Some noble Lords may say, “Yes, but look at the number of debates we have been having on Brexit and at the number of Questions being tabled; surely more than enough is going on without appointing a committee to scrutinise Brexit”. But that misses the point. This House performs three key functions. It scrutinises legislation—and there is more than enough legislation coming down the track to keep this House and its legislative scrutiny committees busy. It is also properly a forum of public debate on major issues, and our debates, as this afternoon in the Chamber, perform a vital function in that regard. However, the House’s third core function is to scrutinise the Executive, and that scrutiny function needs different and distinctive structures.

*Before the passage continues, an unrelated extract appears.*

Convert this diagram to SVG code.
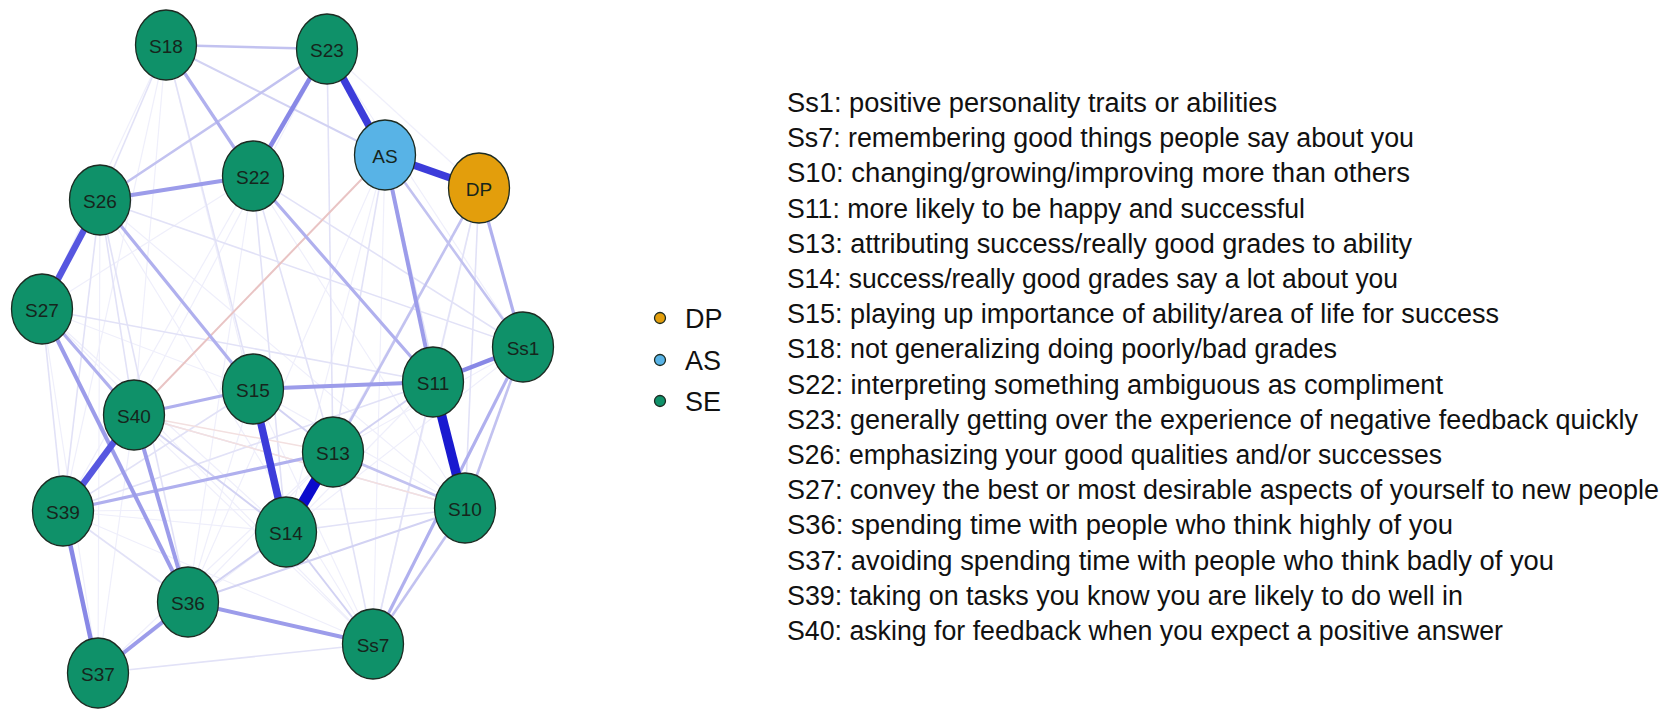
<svg xmlns="http://www.w3.org/2000/svg" width="1666" height="723" viewBox="0 0 1666 723">
<style>
.n{stroke:#1c2b22;stroke-width:1.3}
.se{fill:#0f9169}
.as{fill:#58b3e6}
.dp{fill:#e39e0c}
.lb{font-family:"Liberation Sans",Arial,sans-serif;font-size:19px;fill:#16251c;text-anchor:middle;dominant-baseline:central}
.lg{font-family:"Liberation Sans",Arial,sans-serif;font-size:27px;fill:#111}
.tx{font-family:"Liberation Sans",Arial,sans-serif;font-size:26.8px;fill:#111}
#edges line{stroke-linecap:butt;fill:none}
.f0{stroke:#efeffb;stroke-width:1.2}
.f1{stroke:#e2e2f7;stroke-width:1.6}
.f2{stroke:#d2d2f3;stroke-width:2}
.f3{stroke:#c2c2f0;stroke-width:2.6}
.m1{stroke:#b0b0ee;stroke-width:3.2}
.m2{stroke:#9c9cea;stroke-width:4}
.m3{stroke:#8888e6;stroke-width:4.5}
.s1{stroke:#5656e0;stroke-width:6.5}
.s2{stroke:#3c3cda;stroke-width:7.5}
.s3{stroke:#1a1ad0;stroke-width:9.5}
.s4{stroke:#0a0acc;stroke-width:11}
.r1{stroke:#e9c4c4;stroke-width:2}
.r0{stroke:#f3e0e0;stroke-width:1.4}
</style>
<rect width="1666" height="723" fill="#fff"/>
<g id="edges">
<line class="f0" x1="166" y1="45" x2="42" y2="309"/>
<line class="f0" x1="166" y1="45" x2="134" y2="415"/>
<line class="f0" x1="166" y1="45" x2="63" y2="511"/>
<line class="f0" x1="166" y1="45" x2="286" y2="532"/>
<line class="f0" x1="327" y1="49" x2="479" y2="188"/>
<line class="f0" x1="327" y1="49" x2="523" y2="347"/>
<line class="f0" x1="327" y1="49" x2="134" y2="415"/>
<line class="f0" x1="253" y1="176" x2="42" y2="309"/>
<line class="f0" x1="253" y1="176" x2="63" y2="511"/>
<line class="f0" x1="253" y1="176" x2="188" y2="602"/>
<line class="f0" x1="253" y1="176" x2="465" y2="508"/>
<line class="f0" x1="100" y1="200" x2="465" y2="508"/>
<line class="f0" x1="100" y1="200" x2="373" y2="644"/>
<line class="f0" x1="100" y1="200" x2="98" y2="673"/>
<line class="f0" x1="42" y1="309" x2="253" y2="389"/>
<line class="f0" x1="42" y1="309" x2="98" y2="673"/>
<line class="f0" x1="42" y1="309" x2="286" y2="532"/>
<line class="f0" x1="42" y1="309" x2="373" y2="644"/>
<line class="f0" x1="385" y1="155" x2="286" y2="532"/>
<line class="f0" x1="385" y1="155" x2="373" y2="644"/>
<line class="f0" x1="385" y1="155" x2="188" y2="602"/>
<line class="f0" x1="479" y1="188" x2="373" y2="644"/>
<line class="f0" x1="479" y1="188" x2="286" y2="532"/>
<line class="f0" x1="134" y1="415" x2="373" y2="644"/>
<line class="f0" x1="134" y1="415" x2="98" y2="673"/>
<line class="f0" x1="63" y1="511" x2="373" y2="644"/>
<line class="f0" x1="63" y1="511" x2="465" y2="508"/>
<line class="f0" x1="63" y1="511" x2="286" y2="532"/>
<line class="f0" x1="98" y1="673" x2="286" y2="532"/>
<line class="f0" x1="98" y1="673" x2="333" y2="452"/>
<line class="f0" x1="188" y1="602" x2="253" y2="389"/>
<line class="f0" x1="188" y1="602" x2="333" y2="452"/>
<line class="f0" x1="253" y1="389" x2="465" y2="508"/>
<line class="f0" x1="253" y1="389" x2="373" y2="644"/>
<line class="f0" x1="433" y1="382" x2="286" y2="532"/>
<line class="f0" x1="433" y1="382" x2="373" y2="644"/>
<line class="f0" x1="523" y1="347" x2="333" y2="452"/>
<line class="f0" x1="523" y1="347" x2="286" y2="532"/>
<line class="f1" x1="166" y1="45" x2="100" y2="200"/>
<line class="f1" x1="166" y1="45" x2="253" y2="389"/>
<line class="f1" x1="327" y1="49" x2="333" y2="452"/>
<line class="f1" x1="100" y1="200" x2="134" y2="415"/>
<line class="f1" x1="100" y1="200" x2="63" y2="511"/>
<line class="f1" x1="100" y1="200" x2="188" y2="602"/>
<line class="f1" x1="100" y1="200" x2="523" y2="347"/>
<line class="f1" x1="253" y1="176" x2="523" y2="347"/>
<line class="f1" x1="253" y1="176" x2="333" y2="452"/>
<line class="f1" x1="253" y1="176" x2="286" y2="532"/>
<line class="f1" x1="42" y1="309" x2="433" y2="382"/>
<line class="f1" x1="42" y1="309" x2="63" y2="511"/>
<line class="f1" x1="385" y1="155" x2="333" y2="452"/>
<line class="f1" x1="385" y1="155" x2="465" y2="508"/>
<line class="f1" x1="479" y1="188" x2="433" y2="382"/>
<line class="f1" x1="479" y1="188" x2="465" y2="508"/>
<line class="f1" x1="63" y1="511" x2="253" y2="389"/>
<line class="f1" x1="63" y1="511" x2="433" y2="382"/>
<line class="f1" x1="63" y1="511" x2="188" y2="602"/>
<line class="f1" x1="134" y1="415" x2="465" y2="508"/>
<line class="f1" x1="98" y1="673" x2="373" y2="644"/>
<line class="f1" x1="433" y1="382" x2="373" y2="644"/>
<line class="f1" x1="333" y1="452" x2="373" y2="644"/>
<line class="f1" x1="286" y1="532" x2="465" y2="508"/>
<line class="r0" x1="134" y1="415" x2="465" y2="508"/>
<line class="r1" x1="385" y1="155" x2="134" y2="415"/>
<line class="r0" x1="134" y1="415" x2="333" y2="452"/>
<line class="f2" x1="166" y1="45" x2="385" y2="155"/>
<line class="f2" x1="253" y1="389" x2="333" y2="452"/>
<line class="f2" x1="333" y1="452" x2="433" y2="382"/>
<line class="f2" x1="188" y1="602" x2="465" y2="508"/>
<line class="f2" x1="134" y1="415" x2="286" y2="532"/>
<line class="f2" x1="286" y1="532" x2="373" y2="644"/>
<line class="f2" x1="188" y1="602" x2="286" y2="532"/>
<line class="f3" x1="327" y1="49" x2="100" y2="200"/>
<line class="f3" x1="166" y1="45" x2="327" y2="49"/>
<line class="f3" x1="479" y1="188" x2="333" y2="452"/>
<line class="f3" x1="385" y1="155" x2="523" y2="347"/>
<line class="f3" x1="465" y1="508" x2="523" y2="347"/>
<line class="f3" x1="465" y1="508" x2="373" y2="644"/>
<line class="f3" x1="333" y1="452" x2="465" y2="508"/>
<line class="m1" x1="166" y1="45" x2="253" y2="176"/>
<line class="m1" x1="134" y1="415" x2="253" y2="389"/>
<line class="m1" x1="63" y1="511" x2="333" y2="452"/>
<line class="m1" x1="42" y1="309" x2="134" y2="415"/>
<line class="m1" x1="523" y1="347" x2="373" y2="644"/>
<line class="m1" x1="479" y1="188" x2="523" y2="347"/>
<line class="m1" x1="100" y1="200" x2="253" y2="389"/>
<line class="m1" x1="253" y1="176" x2="433" y2="382"/>
<line class="m2" x1="100" y1="200" x2="253" y2="176"/>
<line class="m2" x1="253" y1="389" x2="433" y2="382"/>
<line class="m2" x1="385" y1="155" x2="433" y2="382"/>
<line class="m2" x1="42" y1="309" x2="188" y2="602"/>
<line class="m2" x1="188" y1="602" x2="373" y2="644"/>
<line class="m2" x1="188" y1="602" x2="98" y2="673"/>
<line class="m2" x1="134" y1="415" x2="188" y2="602"/>
<line class="m3" x1="327" y1="49" x2="253" y2="176"/>
<line class="m3" x1="63" y1="511" x2="98" y2="673"/>
<line class="m3" x1="433" y1="382" x2="523" y2="347"/>
<line class="s1" x1="134" y1="415" x2="63" y2="511"/>
<line class="s1" x1="100" y1="200" x2="42" y2="309"/>
<line class="s2" x1="385" y1="155" x2="479" y2="188"/>
<line class="s2" x1="327" y1="49" x2="385" y2="155"/>
<line class="s2" x1="253" y1="389" x2="286" y2="532"/>
<line class="s3" x1="433" y1="382" x2="465" y2="508"/>
<line class="s4" x1="333" y1="452" x2="286" y2="532"/>
</g>
<g id="node-S18"><ellipse class="n se" cx="166" cy="45" rx="30.5" ry="35"/><text class="lb" x="166" y="46">S18</text></g>
<g id="node-S23"><ellipse class="n se" cx="327" cy="49" rx="30.5" ry="35"/><text class="lb" x="327" y="50">S23</text></g>
<g id="node-AS"><ellipse class="n as" cx="385" cy="155" rx="30.5" ry="35"/><text class="lb" x="385" y="156">AS</text></g>
<g id="node-DP"><ellipse class="n dp" cx="479" cy="188" rx="30.5" ry="35"/><text class="lb" x="479" y="189">DP</text></g>
<g id="node-S22"><ellipse class="n se" cx="253" cy="176" rx="30.5" ry="35"/><text class="lb" x="253" y="177">S22</text></g>
<g id="node-S26"><ellipse class="n se" cx="100" cy="200" rx="30.5" ry="35"/><text class="lb" x="100" y="201">S26</text></g>
<g id="node-S27"><ellipse class="n se" cx="42" cy="309" rx="30.5" ry="35"/><text class="lb" x="42" y="310">S27</text></g>
<g id="node-Ss1"><ellipse class="n se" cx="523" cy="347" rx="30.5" ry="35"/><text class="lb" x="523" y="348">Ss1</text></g>
<g id="node-S11"><ellipse class="n se" cx="433" cy="382" rx="30.5" ry="35"/><text class="lb" x="433" y="383">S11</text></g>
<g id="node-S15"><ellipse class="n se" cx="253" cy="389" rx="30.5" ry="35"/><text class="lb" x="253" y="390">S15</text></g>
<g id="node-S40"><ellipse class="n se" cx="134" cy="415" rx="30.5" ry="35"/><text class="lb" x="134" y="416">S40</text></g>
<g id="node-S13"><ellipse class="n se" cx="333" cy="452" rx="30.5" ry="35"/><text class="lb" x="333" y="453">S13</text></g>
<g id="node-S39"><ellipse class="n se" cx="63" cy="511" rx="30.5" ry="35"/><text class="lb" x="63" y="512">S39</text></g>
<g id="node-S10"><ellipse class="n se" cx="465" cy="508" rx="30.5" ry="35"/><text class="lb" x="465" y="509">S10</text></g>
<g id="node-S14"><ellipse class="n se" cx="286" cy="532" rx="30.5" ry="35"/><text class="lb" x="286" y="533">S14</text></g>
<g id="node-S36"><ellipse class="n se" cx="188" cy="602" rx="30.5" ry="35"/><text class="lb" x="188" y="603">S36</text></g>
<g id="node-Ss7"><ellipse class="n se" cx="373" cy="644" rx="30.5" ry="35"/><text class="lb" x="373" y="645">Ss7</text></g>
<g id="node-S37"><ellipse class="n se" cx="98" cy="673" rx="30.5" ry="35"/><text class="lb" x="98" y="674">S37</text></g>
<g id="legend">
<circle class="n dp" cx="660" cy="318" r="5.5"/><text class="lg" x="685" y="327.5">DP</text>
<circle class="n as" cx="660" cy="360" r="5.5"/><text class="lg" x="685" y="369.5">AS</text>
<circle class="n se" cx="660" cy="401" r="5.5"/><text class="lg" x="685" y="410.5">SE</text>
</g>
<g id="descriptions">
<text class="tx" x="787" y="112" textLength="490" lengthAdjust="spacingAndGlyphs">Ss1: positive personality traits or abilities</text>
<text class="tx" x="787" y="147.2" textLength="627" lengthAdjust="spacingAndGlyphs">Ss7: remembering good things people say about you</text>
<text class="tx" x="787" y="182.4" textLength="623" lengthAdjust="spacingAndGlyphs">S10: changing/growing/improving more than others</text>
<text class="tx" x="787" y="217.6" textLength="518" lengthAdjust="spacingAndGlyphs">S11: more likely to be happy and successful</text>
<text class="tx" x="787" y="252.8" textLength="625" lengthAdjust="spacingAndGlyphs">S13: attributing success/really good grades to ability</text>
<text class="tx" x="787" y="288" textLength="611" lengthAdjust="spacingAndGlyphs">S14: success/really good grades say a lot about you</text>
<text class="tx" x="787" y="323.2" textLength="712" lengthAdjust="spacingAndGlyphs">S15: playing up importance of ability/area of life for success</text>
<text class="tx" x="787" y="358.4" textLength="550" lengthAdjust="spacingAndGlyphs">S18: not generalizing doing poorly/bad grades</text>
<text class="tx" x="787" y="393.6" textLength="656" lengthAdjust="spacingAndGlyphs">S22: interpreting something ambiguous as compliment</text>
<text class="tx" x="787" y="428.8" textLength="851" lengthAdjust="spacingAndGlyphs">S23: generally getting over the experience of negative feedback quickly</text>
<text class="tx" x="787" y="464" textLength="655" lengthAdjust="spacingAndGlyphs">S26: emphasizing your good qualities and/or successes</text>
<text class="tx" x="787" y="499.2" textLength="872" lengthAdjust="spacingAndGlyphs">S27: convey the best or most desirable aspects of yourself to new people</text>
<text class="tx" x="787" y="534.4" textLength="666" lengthAdjust="spacingAndGlyphs">S36: spending time with people who think highly of you</text>
<text class="tx" x="787" y="569.6" textLength="767" lengthAdjust="spacingAndGlyphs">S37: avoiding spending time with people who think badly of you</text>
<text class="tx" x="787" y="604.8" textLength="676" lengthAdjust="spacingAndGlyphs">S39: taking on tasks you know you are likely to do well in</text>
<text class="tx" x="787" y="640" textLength="716" lengthAdjust="spacingAndGlyphs">S40: asking for feedback when you expect a positive answer</text>
</g>
</svg>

The European Union Committee, which I chair, has scrutinised successive Governments’ policies towards the European Union, formerly the European Community, for the more than 40 years of our membership. It is not glamorous work. It is done largely by means of correspondence, supplemented by public and private meetings with Ministers and officials, and draws on the skills of highly expert Members and staff. It has teeth, thanks to the scrutiny reserve resolution. It works and it is still needed. It holds Ministers to account and acts as a vital discipline for officials, exposing and interrogating sloppy thinking, and it ensures that there is an audit trail for the many decisions taken by Ministers on our behalf in Brussels. Of course, it always leaves open the possibility that, on issues of major importance, it can make a report to the House and initiate a wider debate. That is what the House should aim for as we go into these negotiations: effective and sustained scrutiny conducted by a properly resourced and expert committee, drawing on the skills of Members and staff of the House, respecting the confidentiality of sensitive information and making reports to the House as appropriate on the key issues of principle that will undoubtedly arise, but with our emphasis throughout on fleetness of foot and flexibility rather than on covert obstructionism.

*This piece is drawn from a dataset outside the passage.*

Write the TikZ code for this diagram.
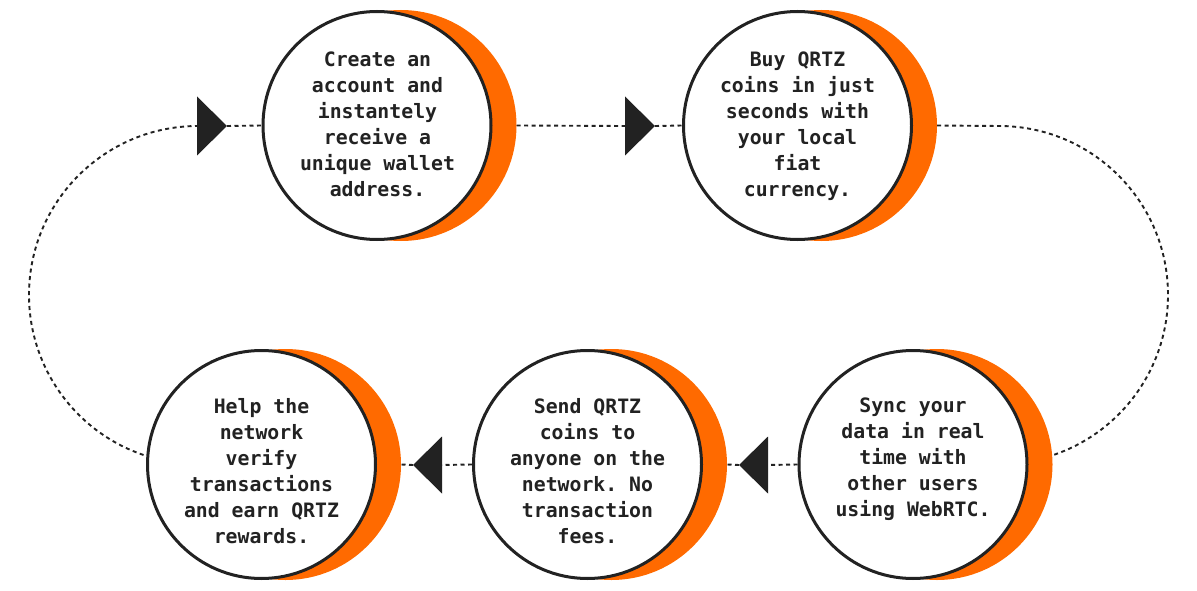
\documentclass[tikz,border=0pt]{standalone}
\usepackage{fontspec}
\newfontfamily\monob{DejaVu Sans Mono}
\definecolor{ink}{HTML}{222222}
\definecolor{orng}{HTML}{FF6A00}
\tikzset{
  halo/.style={circle, fill=orng, minimum size=231pt, inner sep=0pt},
  disc/.style={circle, draw=ink, line width=3pt, fill=white, minimum size=228pt, inner sep=0pt},
  label/.style={anchor=north, inner sep=0pt, align=center, text=ink, font=\monob\bfseries\frenchspacing\fontsize{19.8}{26}\selectfont},
  link/.style={draw=ink, line width=1.9pt, dash pattern=on 4pt off 3.5pt},
  tip/.style={fill=ink}
}
\begin{document}
\begin{tikzpicture}[x=1pt,y=1pt]
\useasboundingbox (0,0) rectangle (1197,-591);
% crescents
\node[halo] (o1) at (401,-125.5) {};
\node[halo] (o2) at (821.5,-125.5) {};
\node[halo] (o3) at (285.5,-464.5) {};
\node[halo] (o4) at (611.5,-464.5) {};
\node[halo] (o5) at (937,-464.5) {};
% circles
\node[disc] (c1) at (377,-125.5) {};
\node[disc] (c2) at (797.5,-125.5) {};
\node[disc] (c3) at (261.5,-464.5) {};
\node[disc] (c4) at (587.5,-464.5) {};
\node[disc] (c5) at (913,-464.5) {};
% texts
\node[label] (t1) at (377.5,-52) {Create an\\account and\\instantely\\receive a\\unique wallet\\address.};
\node[label] (t2) at (797.5,-52) {Buy QRTZ\\coins in just\\seconds with\\your local\\fiat\\currency.};
\node[label] (t3) at (261.5,-398) {Help the\\network\\verify\\transactions\\and earn QRTZ\\rewards.};
\node[label] (t4) at (587.5,-398) {Send QRTZ\\coins to\\anyone on the\\network. No\\transaction\\fees.};
\node[label] (t5) at (913,-398) {Sync your\\data in real\\time with\\other users\\using WebRTC.};
% arrow tips (triangles)
\coordinate (a1) at (227,-126);
\coordinate (a1b) at (197,-126);
\coordinate (a2) at (655,-126);
\coordinate (a2b) at (625,-126);
\coordinate (a3) at (739,-465);
\coordinate (a3b) at (768,-465);
\coordinate (a4) at (413,-465);
\coordinate (a4b) at (442,-465);
\coordinate (r0) at (999,-126);
\coordinate (l0) at (198,-126);
% connectors
\draw[link] (a1) -- (c1.west);
\draw[link] (o1.east) -- (a2b);
\draw[link] (a2) -- (c2.west);
\draw[link] (o2.east) -- (r0) arc[start angle=90, end angle=-72, radius=169];
\draw[link] (c5.west) -- (a3b);
\draw[link] (a3) -- (o4.east);
\draw[link] (c4.west) -- (a4b);
\draw[link] (a4) -- (o3.east);
\draw[link] (a1b) -- (l0) arc[start angle=90, end angle=252, radius=169];
% triangles
\fill[tip] (a1) -- ++(-30,29.5) -- ++(0,-59) -- cycle;
\fill[tip] (a2) -- ++(-30,29.5) -- ++(0,-59) -- cycle;
\fill[tip] (a3) -- ++(29,28.5) -- ++(0,-57) -- cycle;
\fill[tip] (a4) -- ++(29,28.5) -- ++(0,-57) -- cycle;
\end{tikzpicture}
\end{document}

For such a scrutiny model to work, the Government will need to make a positive commitment to engaging with Parliament and to providing a steady stream of information to committees. The Secretary of State for Exiting the EU has already been helpful in indicating that Parliament will have equality of arms with the European Parliament in access to information relating to the negotiations. The noble Lord, Lord Bridges of Headley, has also been enormously courteous and generous in talking to Members across the House and listening to their concerns, and I would like to take this opportunity to express my personal thanks to him. But I hope he will agree with me that it is time now to focus our efforts on how we can all, working together, make a success of Brexit.

In conclusion, effective, engaged parliamentary scrutiny is not a threat to Brexit or the national decision. It is, or should be, the Government’s candid friend, and the best way to ensure an outcome that commands parliamentary and public support and that works to our benefit. I look forward to the debate and to the Minister’s response.